WRECK Bay is on the Bherriwerri peninsular, the southern arm of Jervis Bay and was acquired by the Commonwealth of Australia to build the new national capital’s naval port, 100 years ago.
A travelling exhibition celebrating Wreck Bay’s cultural heritage and connections to Canberra is part of Tuggeranong Arts Centre at Lanyon NAIDOC Week celebrations.
The exhibition mixes traditional and contemporary art works in a variety of media such as shell work, paintings on canvas, timber and poles, ochre works and sculptural pieces, all telling stories intrinsic to the community of Wreck Bay.
This Saturday the gallery is turning on artist talks and afternoon tea. Theresa Ardler and Julie Freeman will speak about their work and their Wreck Bay stories.

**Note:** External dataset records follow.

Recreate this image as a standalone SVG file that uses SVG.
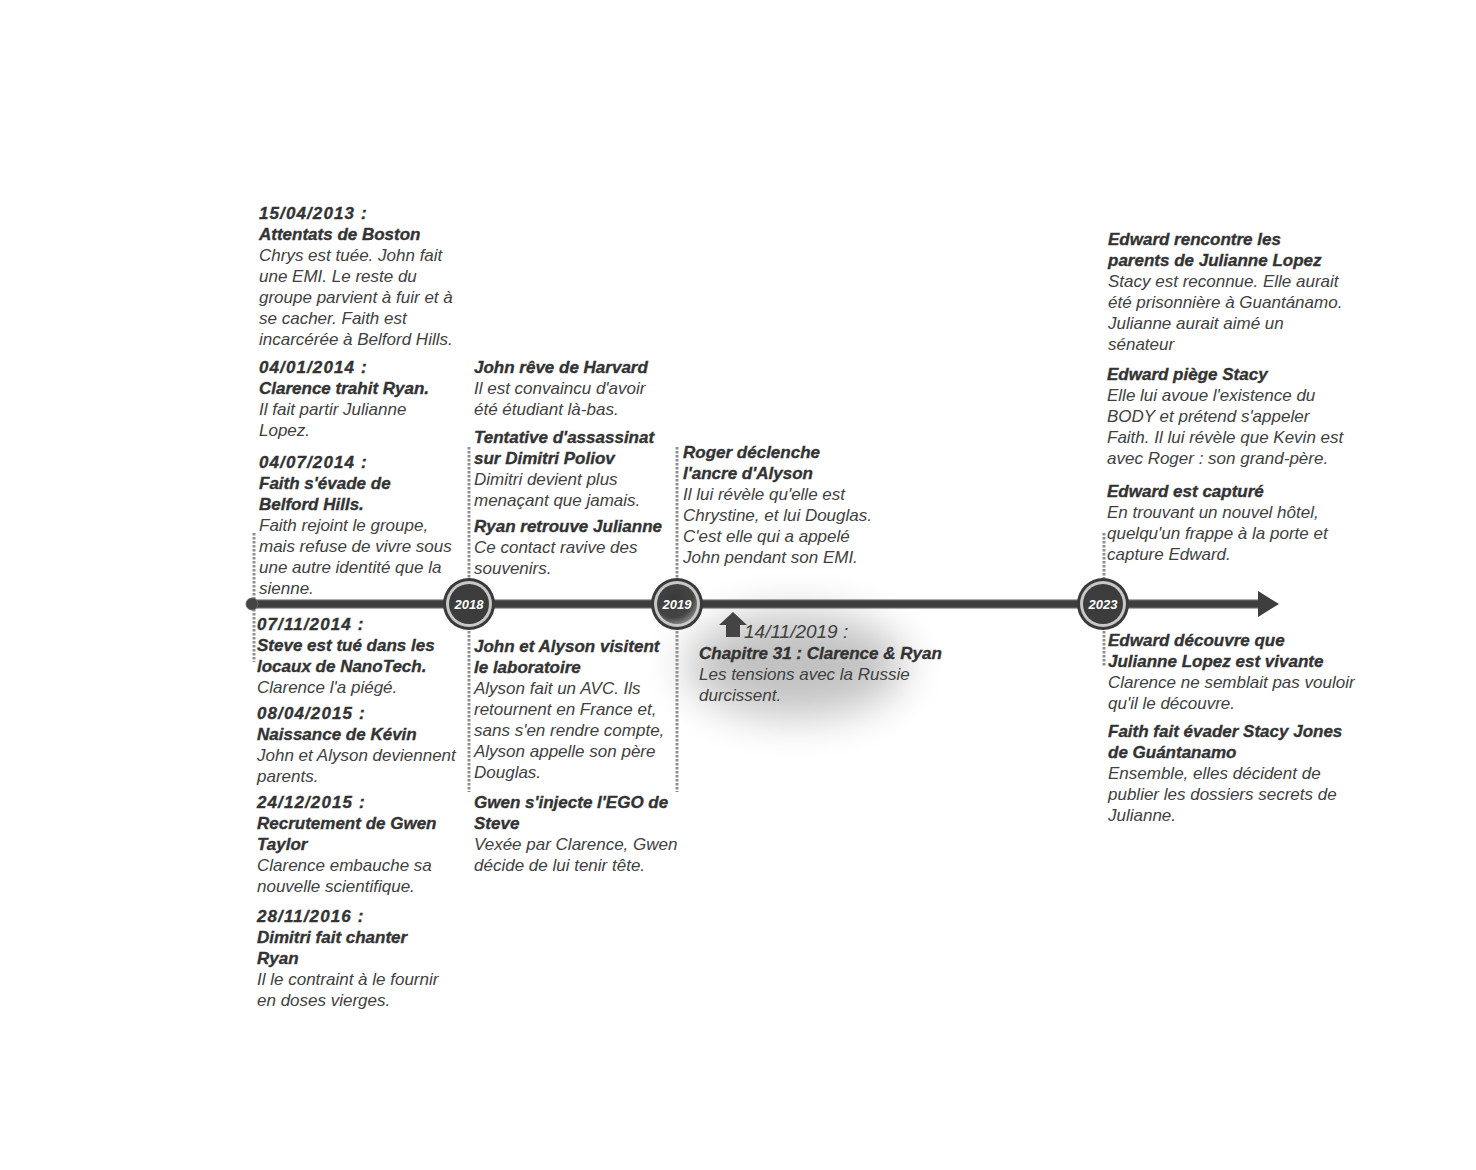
<svg xmlns="http://www.w3.org/2000/svg" width="1476" height="1170" viewBox="0 0 1476 1170">
<style>
text{font-family:"Liberation Sans",Arial,sans-serif;font-style:italic;font-size:17px;fill:#404040}
.b{font-weight:bold;fill:#333;stroke:#333;stroke-width:0.35}
.d{letter-spacing:1.1px}
.yr{font-weight:bold;fill:#fff;font-size:13px;text-anchor:middle}
.dot{stroke:#8f8f8f;stroke-width:3;stroke-dasharray:2.5 1.5;fill:none}
</style>
<defs>
<filter id="blur" x="-50%" y="-50%" width="200%" height="200%"><feGaussianBlur stdDeviation="22"/></filter>
<radialGradient id="g19" cx="40%" cy="35%" r="70%"><stop offset="0" stop-color="#3a3a3a"/><stop offset="0.7" stop-color="#444"/><stop offset="1" stop-color="#8a8a8a"/></radialGradient>
</defs>
<rect width="1476" height="1170" fill="#fff"/>
<ellipse cx="795" cy="665" rx="110" ry="52" fill="#000" opacity="0.24" filter="url(#blur)"/>
<g id="connectors">
<path class="dot" d="M254 533V662"/>
<path class="dot" d="M469 447V578M469 631V792"/>
<path class="dot" d="M677 447V578M677 631V792"/>
<path class="dot" d="M1104 533V578M1104 631V667"/>
</g>
<g id="timeline">
<line x1="252" y1="604" x2="1262" y2="604" stroke="#5a5a5a" stroke-width="9"/>
<line x1="252" y1="604" x2="1262" y2="604" stroke="#3e3e3e" stroke-width="6"/>
<polygon points="1258,591 1279,604 1258,617" fill="#3e3e3e"/>
<circle cx="252" cy="604" r="6" fill="#444" stroke="#666" stroke-width="1"/>
</g>
<g id="y2018">
<circle cx="469" cy="604" r="26" fill="#3a3a3a"/>
<circle cx="469" cy="604" r="23" fill="#c8c8c8"/>
<circle cx="469" cy="604" r="20" fill="#3c3c3c"/>
<text class="yr" x="469" y="609">2018</text>
</g>
<g id="y2019">
<circle cx="677" cy="604" r="26" fill="#3a3a3a"/>
<circle cx="677" cy="604" r="23" fill="#c8c8c8"/>
<circle cx="677" cy="604" r="20" fill="url(#g19)"/>
<text class="yr" x="677" y="609">2019</text>
</g>
<g id="y2023">
<circle cx="1103" cy="604" r="26" fill="#3a3a3a"/>
<circle cx="1103" cy="604" r="23" fill="#c8c8c8"/>
<circle cx="1103" cy="604" r="20" fill="#3c3c3c"/>
<text class="yr" x="1103" y="609">2023</text>
</g>
<g id="uparrow">
<polygon points="733,612 747,625 740,625 740,637 726,637 726,625 719,625" fill="#444"/>
</g>
<g id="e2013">
<text x="259" y="219" class="b d">15/04/2013 :</text>
<text x="259" y="240" class="b">Attentats de Boston</text>
<text x="259"><tspan x="259" y="261">Chrys est tuée. John fait</tspan><tspan x="259" y="282">une EMI. Le reste du</tspan><tspan x="259" y="303">groupe parvient à fuir et à</tspan><tspan x="259" y="324">se cacher. Faith est</tspan><tspan x="259" y="345">incarcérée à Belford Hills.</tspan></text>
</g>
<g id="e2014a">
<text x="259" y="373" class="b d">04/01/2014 :</text>
<text x="259" y="394" class="b">Clarence trahit Ryan.</text>
<text x="259"><tspan x="259" y="415">Il fait partir Julianne</tspan><tspan x="259" y="436">Lopez.</tspan></text>
</g>
<g id="e2014b">
<text x="259" y="468" class="b d">04/07/2014 :</text>
<text class="b"><tspan x="259" y="489">Faith s'évade de</tspan><tspan x="259" y="510">Belford Hills.</tspan></text>
<text><tspan x="259" y="531">Faith rejoint le groupe,</tspan><tspan x="259" y="552">mais refuse de vivre sous</tspan><tspan x="259" y="573">une autre identité que la</tspan><tspan x="259" y="594">sienne.</tspan></text>
</g>
<g id="e2014c">
<text x="257" y="630" class="b d">07/11/2014 :</text>
<text class="b"><tspan x="257" y="651">Steve est tué dans les</tspan><tspan x="257" y="672">locaux de NanoTech.</tspan></text>
<text x="257" y="693">Clarence l'a piégé.</text>
</g>
<g id="e2015a">
<text x="257" y="719" class="b d">08/04/2015 :</text>
<text x="257" y="740" class="b">Naissance de Kévin</text>
<text><tspan x="257" y="761">John et Alyson deviennent</tspan><tspan x="257" y="782">parents.</tspan></text>
</g>
<g id="e2015b">
<text x="257" y="808" class="b d">24/12/2015 :</text>
<text class="b"><tspan x="257" y="829">Recrutement de Gwen</tspan><tspan x="257" y="850">Taylor</tspan></text>
<text><tspan x="257" y="871">Clarence embauche sa</tspan><tspan x="257" y="892">nouvelle scientifique.</tspan></text>
</g>
<g id="e2016">
<text x="257" y="922" class="b d">28/11/2016 :</text>
<text class="b"><tspan x="257" y="943">Dimitri fait chanter</tspan><tspan x="257" y="964">Ryan</tspan></text>
<text><tspan x="257" y="985">Il le contraint à le fournir</tspan><tspan x="257" y="1006">en doses vierges.</tspan></text>
</g>
<g id="harvard">
<text x="474" y="373" class="b">John rêve de Harvard</text>
<text><tspan x="474" y="394">Il est convaincu d'avoir</tspan><tspan x="474" y="415">été étudiant là-bas.</tspan></text>
</g>
<g id="tentative">
<text class="b"><tspan x="474" y="443">Tentative d'assassinat</tspan><tspan x="474" y="464">sur Dimitri Poliov</tspan></text>
<text><tspan x="474" y="485">Dimitri devient plus</tspan><tspan x="474" y="506">menaçant que jamais.</tspan></text>
</g>
<g id="ryan">
<text x="474" y="532" class="b">Ryan retrouve Julianne</text>
<text><tspan x="474" y="553">Ce contact ravive des</tspan><tspan x="474" y="574">souvenirs.</tspan></text>
</g>
<g id="labo">
<text class="b"><tspan x="474" y="652">John et Alyson visitent</tspan><tspan x="474" y="673">le laboratoire</tspan></text>
<text><tspan x="474" y="694">Alyson fait un AVC. Ils</tspan><tspan x="474" y="715">retournent en France et,</tspan><tspan x="474" y="736">sans s'en rendre compte,</tspan><tspan x="474" y="757">Alyson appelle son père</tspan><tspan x="474" y="778">Douglas.</tspan></text>
</g>
<g id="gwen">
<text class="b"><tspan x="474" y="808">Gwen s'injecte l'EGO de</tspan><tspan x="474" y="829">Steve</tspan></text>
<text><tspan x="474" y="850">Vexée par Clarence, Gwen</tspan><tspan x="474" y="871">décide de lui tenir tête.</tspan></text>
</g>
<g id="roger">
<text class="b"><tspan x="683" y="458">Roger déclenche</tspan><tspan x="683" y="479">l'ancre d'Alyson</tspan></text>
<text><tspan x="683" y="500">Il lui révèle qu'elle est</tspan><tspan x="683" y="521">Chrystine, et lui Douglas.</tspan><tspan x="683" y="542">C'est elle qui a appelé</tspan><tspan x="683" y="563">John pendant son EMI.</tspan></text>
</g>
<g id="chap31">
<text x="744" y="638" style="font-size:19px">14/11/2019 :</text>
<text x="699" y="659" class="b">Chapitre 31 : Clarence &amp; Ryan</text>
<text><tspan x="699" y="680">Les tensions avec la Russie</tspan><tspan x="699" y="701">durcissent.</tspan></text>
</g>
<g id="parents">
<text class="b"><tspan x="1108" y="245">Edward rencontre les</tspan><tspan x="1108" y="266">parents de Julianne Lopez</tspan></text>
<text><tspan x="1108" y="287">Stacy est reconnue. Elle aurait</tspan><tspan x="1108" y="308">été prisonnière à Guantánamo.</tspan><tspan x="1108" y="329">Julianne aurait aimé un</tspan><tspan x="1108" y="350">sénateur</tspan></text>
</g>
<g id="piege">
<text x="1107" y="380" class="b">Edward piège Stacy</text>
<text><tspan x="1107" y="401">Elle lui avoue l'existence du</tspan><tspan x="1107" y="422">BODY et prétend s'appeler</tspan><tspan x="1107" y="443">Faith. Il lui révèle que Kevin est</tspan><tspan x="1107" y="464">avec Roger : son grand-père.</tspan></text>
</g>
<g id="capture">
<text x="1107" y="497" class="b">Edward est capturé</text>
<text><tspan x="1107" y="518">En trouvant un nouvel hôtel,</tspan><tspan x="1107" y="539">quelqu'un frappe à la porte et</tspan><tspan x="1107" y="560">capture Edward.</tspan></text>
</g>
<g id="vivante">
<text class="b"><tspan x="1108" y="646">Edward découvre que</tspan><tspan x="1108" y="667">Julianne Lopez est vivante</tspan></text>
<text><tspan x="1108" y="688">Clarence ne semblait pas vouloir</tspan><tspan x="1108" y="709">qu'il le découvre.</tspan></text>
</g>
<g id="evasion">
<text class="b"><tspan x="1108" y="737">Faith fait évader Stacy Jones</tspan><tspan x="1108" y="758">de Guántanamo</tspan></text>
<text><tspan x="1108" y="779">Ensemble, elles décident de</tspan><tspan x="1108" y="800">publier les dossiers secrets de</tspan><tspan x="1108" y="821">Julianne.</tspan></text>
</g>
</svg>
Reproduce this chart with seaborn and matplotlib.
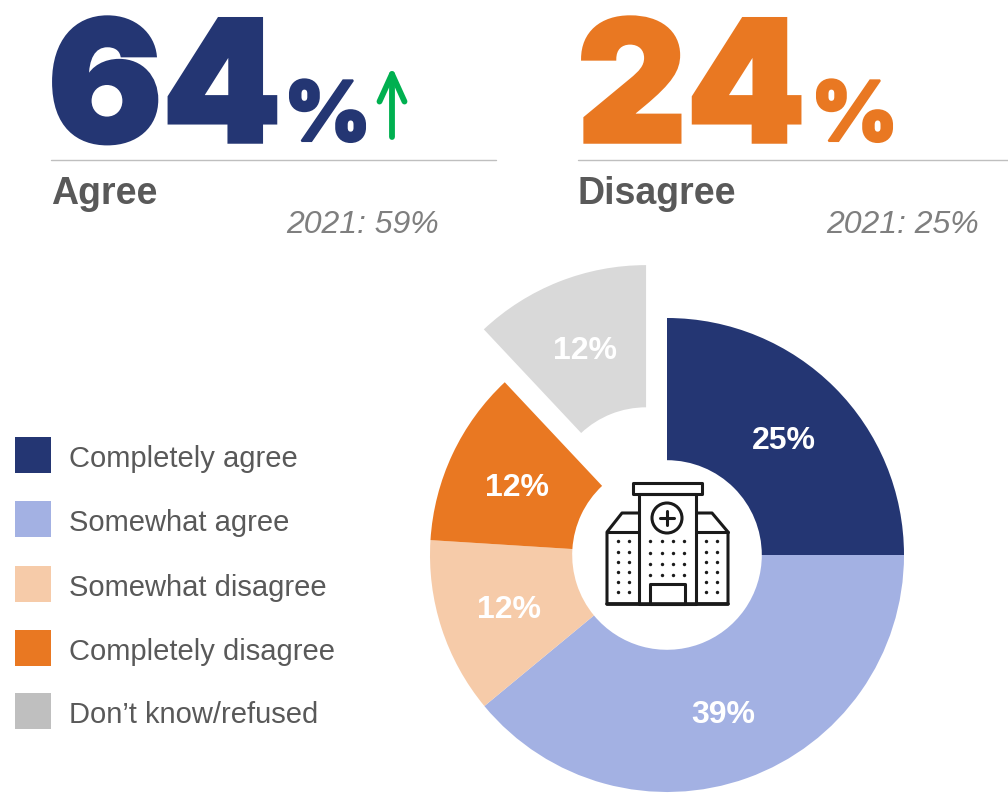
import matplotlib
matplotlib.use("Agg")
import matplotlib.pyplot as plt
import matplotlib.patheffects as pe
from matplotlib.patches import Rectangle, Polygon, Circle
import seaborn as sns

# data
categories = ["Completely agree", "Somewhat agree", "Somewhat disagree", "Completely disagree", "Don\u2019t know/refused"]
values = [25, 39, 12, 12, 12]
explode = [0, 0, 0, 0, 0.24]
pie_colors = sns.color_palette(["#243673", "#A3B1E3", "#F6CBA9", "#E97822", "#D9D9D9"])
legend_colors = sns.color_palette(["#243673", "#A3B1E3", "#F6CBA9", "#E97822", "#BFBFBF"])

sns.set_theme(style="white")
plt.rcParams["font.family"] = ["Liberation Sans", "DejaVu Sans"]

navy = "#243673"
orange = "#E97822"
gray = "#595959"
W, H = 1008, 793

fig = plt.figure(figsize=(W / 100, H / 100), dpi=100, facecolor="white")

# donut, centre (667,555) radius 237 px
ax = fig.add_axes([(667 - 237) / W, 1 - (555 + 237) / H, 474 / W, 474 / H])
wedges, _, autotexts = ax.pie(
    values, colors=pie_colors, explode=explode, startangle=90, counterclock=False,
    radius=1, autopct="%.0f%%", pctdistance=0.7,
    wedgeprops=dict(width=0.6, linewidth=0),
    textprops=dict(color="white", fontsize=23, fontweight="bold"),
)
for t in autotexts:
    t.set_va("center_baseline")
ax.set_xlim(-1, 1)
ax.set_ylim(-1, 1)

# overlay in pixel coordinates
ov = fig.add_axes([0, 0, 1, 1], zorder=5)
ov.set_xlim(0, W)
ov.set_ylim(H, 0)
ov.axis("off")
ov.patch.set_alpha(0)


def headline(x, number, pct_x, color, label, old, old_x, line_start, line_end):
    ov.text(x, 142, number, fontsize=122, family="Inter", fontweight=900, color=color,
            ha="left", va="baseline",
            path_effects=[pe.withStroke(linewidth=2.5, foreground=color, joinstyle="miter")])
    ov.text(pct_x, 141, "%", fontsize=60, family="Inter", fontweight=900, color=color,
            ha="left", va="baseline",
            path_effects=[pe.withStroke(linewidth=1.5, foreground=color, joinstyle="miter")])
    ov.plot([line_start, line_end], [160, 160], color="#BFBFBF", lw=1)
    ov.text(line_start, 204, label, fontsize=27, fontweight="bold", color=gray, ha="left", va="baseline")
    ov.text(old_x, 233, old, fontsize=23, style="italic", color="#7F7F7F", ha="left", va="baseline")


headline(48, "64", 284, navy, "Agree", "2021: 59%", 286, 51, 496)
headline(577, "24", 811, orange, "Disagree", "2021: 25%", 826, 578, 1008)

# green arrow
ov.annotate("", xy=(392, 67), xytext=(392, 137),
            arrowprops=dict(arrowstyle="->,head_length=1.1,head_width=0.5", color="#00B050", lw=4.2,
                            mutation_scale=18, shrinkA=0, shrinkB=0))

# legend
ys = [456, 520, 585, 649, 712]
for cat, col, y in zip(categories, legend_colors, ys):
    ov.add_patch(Rectangle((15, y - 19), 36, 36, color=col, lw=0))
    ov.text(69, y, cat, fontsize=21, color=gray, ha="left", va="center_baseline")

# hospital icon
ic = dict(fill=False, edgecolor="#1A1A1A", lw=2.2, joinstyle="round")
ov.add_patch(Rectangle((633, 483), 69, 11, **ic))
ov.add_patch(Rectangle((639, 494), 57, 110, **ic))
ov.add_patch(Polygon([(639, 604), (607, 604), (607, 532), (622, 513), (639, 513)], closed=False, **ic))
ov.add_patch(Polygon([(696, 604), (728, 604), (728, 532), (712, 513), (696, 513)], closed=False, **ic))
ov.plot([607, 639], [532, 532], color="#1A1A1A", lw=2.2)
ov.plot([696, 728], [532, 532], color="#1A1A1A", lw=2.2)
ov.plot([607, 728], [604, 604], color="#1A1A1A", lw=2.6)
ov.add_patch(Circle((667, 518), 15, **ic))
ov.plot([660, 674], [518, 518], color="#1A1A1A", lw=2.2)
ov.plot([667, 667], [511, 525], color="#1A1A1A", lw=2.2)
ov.add_patch(Rectangle((650, 584), 35, 20, **ic))
for xs_, ys_ in [([618, 629], [541, 552, 562, 572, 582, 592]),
                 ([706, 717], [541, 552, 562, 572, 582, 592]),
                 ([650, 662, 673, 684], [541, 553, 564, 575])]:
    for px in xs_:
        ov.scatter([px] * len(ys_), ys_, s=6, color="#1A1A1A", linewidths=0)

fig.savefig("out.png", dpi=100)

Ardler is a Gweagal-Dharawal woman, who has lived all of her life on the Wreck Bay Aboriginal Community. Her artwork is now held in collections in Australia and around the world, such as The National Museum of the American Indian in Washington D.C. and the Vatican.
Freeman is a traditional owner of the Wreck Bay Aboriginal Community on the South Coast of NSW. Her mother is of the Gurawarl clan (Wonga pigeon) from Botany Bay (kamay) and comes from a long line of shell workers and story tellers. Her father was a Wreck Bay fisherman of the old tradition. Inspired by family, country, culture, tradition, history and life, she says, “art is how culturecontinues and is maintained into the future. It strengthens connection to country. It’s my life; it’s in the blood, its family and its forever.”
“Windsongs and Waterlines – where is, what is Wreck Bay?” artist talks at Tuggeranong Arts Centre at Lanyon, (former Nolan Gallery). Tharwa Drive, Lanyon 2.30 – 3.30pm July 13.